Don’t try so hard.  That’s my piece of unconventional wisdom (if it even turns out to be that) for this week.

We’re all aware of several places in the Gospels where Jesus, either by example or by parable, endorses active, persistent prayer.  We are advised to seek God, to knock on the door until it opens.  This week, though, I want to focus on the many instances throughout the Bible where God, not Man, was doing the seeking and the finding, and to suggest that rather than beating ourselves up trying to find God, we instead just try to put ourselves in a place where God can find us.

God found Adam.  He found Abraham and Moses.  He found the prophets Jonah, Isaiah and Amos.  Later on, he found Andrew and Peter, James and John, and finally he found Saul of Tarsus.  All of them, presumably, had other plans for their lives when God found them, and some of them positively did not want to be found: Adam, conscious of his sin, hid from God, and Jonah and Saul were heading in exactly the opposite direction.

There are ample scriptural examples where God tells us that he is looking for us:

“The Son of Man came to seek and to save the lost.”  (Luke 19:10)

“You did not choose me, but I chose you. . . .”  (John 15:16)

“Behold, I stand at the door and knock; if any one hears my voice and opens the door, I will come in to him and eat with him, and he with me.”  (Revelation 3:20—all quotes RSV)

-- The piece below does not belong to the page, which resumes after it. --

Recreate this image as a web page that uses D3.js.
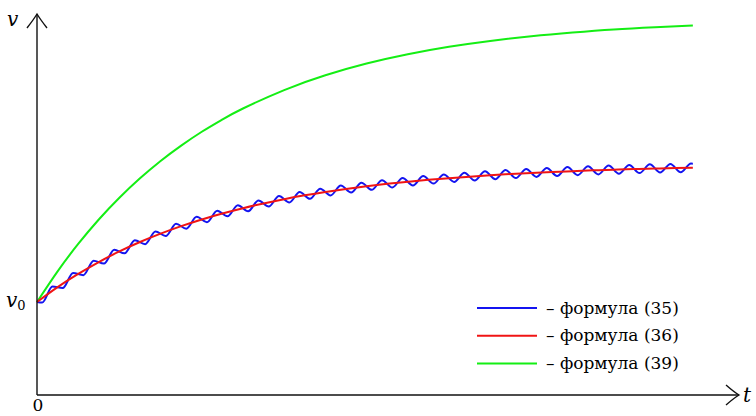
<!DOCTYPE html>
<html><head><meta charset="utf-8">
<script src="https://cdn.jsdelivr.net/npm/d3@7"></script>
<style>html,body{margin:0;padding:0;background:#fff;}svg{display:block;}</style>
</head><body>
<svg id="c" width="756" height="416"></svg>
<script>
// axis extents (t in oscillation periods, v with v0 = 1)
const tMax = 34.08;
const vMax = 4.097;
const v0 = 1;

// formula (36) – red
const redT = [0,1,2,3,4,5,6,7,8,9,10,11,12,13,14,15,16,17,18,19,20,21,22,23,24,25,26,27,28,29,30,31,31.84];
const redV = [1.000,1.160,1.302,1.430,1.544,1.645,1.735,1.816,1.888,1.952,2.009,2.060,2.106,2.147,2.183,2.215,2.245,2.271,2.293,2.314,2.332,2.348,2.363,2.376,2.388,2.398,2.407,2.416,2.423,2.430,2.435,2.441,2.444];

// formula (39) – green
const greenT = [0,1,2,3,4,5,6,7,8,9,10,12,14,16,18,20,22,24,26,28,30,31.84];
const greenV = [1.000,1.330,1.624,1.887,2.121,2.330,2.517,2.682,2.831,2.963,3.081,3.279,3.438,3.564,3.664,3.744,3.807,3.857,3.897,3.930,3.954,3.973];

// formula (35) – blue: start, alternating troughs / peaks, end
const blueT = [0,
 0.25,0.75,1.25,1.75,2.25,2.75,3.25,3.75,4.25,4.75,5.25,5.75,6.25,6.75,7.25,7.75,
 8.25,8.75,9.25,9.75,10.25,10.75,11.25,11.75,12.25,12.75,13.25,13.75,14.25,14.75,15.25,15.75,
 16.25,16.75,17.25,17.75,18.25,18.75,19.25,19.75,20.25,20.75,21.25,21.75,22.25,22.75,23.25,23.75,
 24.25,24.75,25.25,25.75,26.25,26.75,27.25,27.75,28.25,28.75,29.25,29.75,30.25,30.75,31.25,31.75,
 31.84];
const blueV = [1.000,
 0.994,1.166,1.150,1.313,1.289,1.444,1.413,1.561,1.523,1.665,1.622,1.758,1.710,1.841,1.789,1.916,
 1.858,1.981,1.921,2.040,1.976,2.092,2.026,2.140,2.071,2.182,2.110,2.219,2.146,2.252,2.177,2.283,
 2.206,2.310,2.231,2.333,2.253,2.354,2.273,2.372,2.291,2.390,2.306,2.405,2.321,2.419,2.333,2.431,
 2.345,2.441,2.355,2.451,2.364,2.459,2.372,2.467,2.379,2.473,2.386,2.480,2.392,2.485,2.396,2.489,
 2.488];

const legendLabels = ["– формула (35)", "– формула (36)", "– формула (39)"];
const colors = ["#1414f0", "#f01414", "#14ee14"];

const svg = d3.select("#c");
const x = d3.scaleLinear().domain([0, tMax]).range([37, 739]);
const y = d3.scaleLinear().domain([0, vMax]).range([395, 14]);

const line = d3.line().x(d => x(d[0])).y(d => y(d[1]));
const zip = (a, b) => a.map((t, i) => [t, b[i]]);

// curves
svg.append("path").datum(zip(greenT, greenV))
  .attr("d", line.curve(d3.curveNatural)).attr("fill", "none")
  .attr("stroke", colors[2]).attr("stroke-width", 2);
svg.append("path").datum(zip(blueT, blueV))
  .attr("d", line.curve(d3.curveMonotoneX)).attr("fill", "none")
  .attr("stroke", colors[0]).attr("stroke-width", 2);
svg.append("path").datum(zip(redT, redV))
  .attr("d", line.curve(d3.curveNatural)).attr("fill", "none")
  .attr("stroke", colors[1]).attr("stroke-width", 2);

// axes
const ax = svg.append("g").attr("stroke", "#111").attr("fill", "none").attr("stroke-width", 1.4);
ax.append("line").attr("x1", x(0)).attr("y1", y(0)).attr("x2", x(tMax)).attr("y2", y(0));
ax.append("line").attr("x1", x(0)).attr("y1", y(0)).attr("x2", x(0)).attr("y2", y(vMax));
// arrow heads
const tx = x(tMax), ty = y(0);
ax.append("path").attr("d", `M${tx-13},${ty-10} Q${tx-5},${ty-3} ${tx},${ty} Q${tx-5},${ty+3} ${tx-13},${ty+10}`);
const ux = x(0), uy = y(vMax);
ax.append("path").attr("d", `M${ux-10},${uy+14} Q${ux-3},${uy+5} ${ux},${uy} Q${ux+3},${uy+5} ${ux+10},${uy+14}`);

// labels
const serif = "DejaVu Serif";
svg.append("text").attr("font-family", serif).attr("x", 7).attr("y", 26).attr("font-style", "italic")
  .attr("font-size", 20).text("v");
svg.append("text").attr("font-family", serif).attr("x", 743).attr("y", 402).attr("font-style", "italic")
  .attr("font-size", 20).text("t");
svg.append("text").attr("font-family", serif).attr("x", x(0)+1).attr("y", 411).attr("text-anchor", "middle")
  .attr("font-size", 17).text("0");
const v0t = svg.append("text").attr("font-family", serif).attr("x", 6).attr("y", y(v0)+5).attr("font-size", 20);
v0t.append("tspan").attr("font-style", "italic").text("v");
v0t.append("tspan").attr("font-size", 13).attr("dy", 3).text("0");

// legend
const lg = svg.append("g");
legendLabels.forEach((lab, i) => {
  const yy = 308 + i * 27.8;
  lg.append("line").attr("x1", 477).attr("x2", 537).attr("y1", yy).attr("y2", yy)
    .attr("stroke", colors[i]).attr("stroke-width", 2);
  lg.append("text").attr("font-family", serif).attr("x", 546).attr("y", yy + 5.5)
    .attr("font-size", 17).text(lab);
});
</script>
</body></html>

As we consider this subject, we might take a page from the Reverend Billy Graham, whose funeral is this week.  I was never a fan, but his crusades, as he called them, were impressive to anyone.  At the conclusion of his sermon, the choir would begin singing,

Just as I am—without one plea,

But that Thy blood was shed for me,

And that Thou bidst me come to Thee,

O Lamb of God, I come, I come.

Hundreds of people would begin walking down the aisles to the front of the auditorium where they would find God.  Or perhaps God had already found them.  The important thing is that they were offering themselves to God “just as I am,” with no reservations or preconditions.  Surely that is the condition God wants to find us in during this Lent, and perhaps if we stop trying so hard to find him and just put ourselves into a place where he can find us, he will.